____ GIVEN MATERIAL

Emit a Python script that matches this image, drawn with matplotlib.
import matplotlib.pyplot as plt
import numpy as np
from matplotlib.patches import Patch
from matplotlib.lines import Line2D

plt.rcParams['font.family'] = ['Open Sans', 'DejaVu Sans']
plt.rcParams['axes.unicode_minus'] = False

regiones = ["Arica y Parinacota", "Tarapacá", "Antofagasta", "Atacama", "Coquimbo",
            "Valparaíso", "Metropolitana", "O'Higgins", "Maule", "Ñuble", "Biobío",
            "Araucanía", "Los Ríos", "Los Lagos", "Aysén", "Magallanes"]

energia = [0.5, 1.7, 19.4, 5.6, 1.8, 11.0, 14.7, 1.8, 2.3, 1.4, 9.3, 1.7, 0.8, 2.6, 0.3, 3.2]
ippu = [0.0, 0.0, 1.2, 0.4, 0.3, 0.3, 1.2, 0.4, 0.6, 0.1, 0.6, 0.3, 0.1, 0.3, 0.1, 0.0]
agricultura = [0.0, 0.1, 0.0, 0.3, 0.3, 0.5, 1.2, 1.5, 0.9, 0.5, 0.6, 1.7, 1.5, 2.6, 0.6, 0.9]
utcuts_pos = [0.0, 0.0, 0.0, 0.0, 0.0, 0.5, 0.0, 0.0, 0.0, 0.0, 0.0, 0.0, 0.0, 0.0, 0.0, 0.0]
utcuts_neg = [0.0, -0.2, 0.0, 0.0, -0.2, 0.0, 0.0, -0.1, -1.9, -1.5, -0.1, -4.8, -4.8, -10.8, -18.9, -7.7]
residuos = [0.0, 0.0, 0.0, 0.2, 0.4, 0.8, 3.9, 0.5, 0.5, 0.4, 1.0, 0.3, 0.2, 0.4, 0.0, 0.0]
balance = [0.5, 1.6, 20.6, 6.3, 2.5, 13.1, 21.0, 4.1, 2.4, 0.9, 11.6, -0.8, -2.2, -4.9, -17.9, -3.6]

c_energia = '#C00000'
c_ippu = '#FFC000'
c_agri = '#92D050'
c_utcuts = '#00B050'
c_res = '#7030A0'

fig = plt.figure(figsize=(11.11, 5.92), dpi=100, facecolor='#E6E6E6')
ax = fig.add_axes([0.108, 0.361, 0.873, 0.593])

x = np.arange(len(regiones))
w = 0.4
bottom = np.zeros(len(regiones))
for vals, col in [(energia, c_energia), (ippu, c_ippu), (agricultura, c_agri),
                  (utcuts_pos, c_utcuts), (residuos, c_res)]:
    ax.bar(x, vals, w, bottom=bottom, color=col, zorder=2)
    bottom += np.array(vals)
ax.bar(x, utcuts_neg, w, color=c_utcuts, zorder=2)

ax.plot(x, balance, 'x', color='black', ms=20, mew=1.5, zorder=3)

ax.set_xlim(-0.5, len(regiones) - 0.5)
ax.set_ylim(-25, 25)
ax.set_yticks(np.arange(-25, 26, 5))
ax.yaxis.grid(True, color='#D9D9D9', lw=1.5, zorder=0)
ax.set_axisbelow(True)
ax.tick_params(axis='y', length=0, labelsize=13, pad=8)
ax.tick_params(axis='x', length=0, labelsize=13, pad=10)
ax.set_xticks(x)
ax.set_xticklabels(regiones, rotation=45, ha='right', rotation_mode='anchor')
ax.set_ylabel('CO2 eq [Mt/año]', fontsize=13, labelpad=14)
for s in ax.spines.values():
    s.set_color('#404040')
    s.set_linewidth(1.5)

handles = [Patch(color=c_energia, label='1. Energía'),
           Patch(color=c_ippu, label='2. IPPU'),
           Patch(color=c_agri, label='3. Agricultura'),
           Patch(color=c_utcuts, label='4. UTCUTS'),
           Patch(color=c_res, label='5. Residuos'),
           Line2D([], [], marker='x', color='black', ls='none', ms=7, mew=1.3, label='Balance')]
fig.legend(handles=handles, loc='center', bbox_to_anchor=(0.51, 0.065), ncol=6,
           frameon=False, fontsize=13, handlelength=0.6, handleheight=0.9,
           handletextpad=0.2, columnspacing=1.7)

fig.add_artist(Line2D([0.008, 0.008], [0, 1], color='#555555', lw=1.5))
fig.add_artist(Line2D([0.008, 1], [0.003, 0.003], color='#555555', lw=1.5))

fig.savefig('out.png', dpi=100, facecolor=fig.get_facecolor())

________

WHAT YOU SHOULD DO:
Lines that hold "matplotlib" are the ones to copy; find all of them.

FINAL ANSWER:
Emit a Python script that matches this image, drawn with matplotlib.
import matplotlib.pyplot as plt
from matplotlib.patches import Patch
from matplotlib.lines import Line2D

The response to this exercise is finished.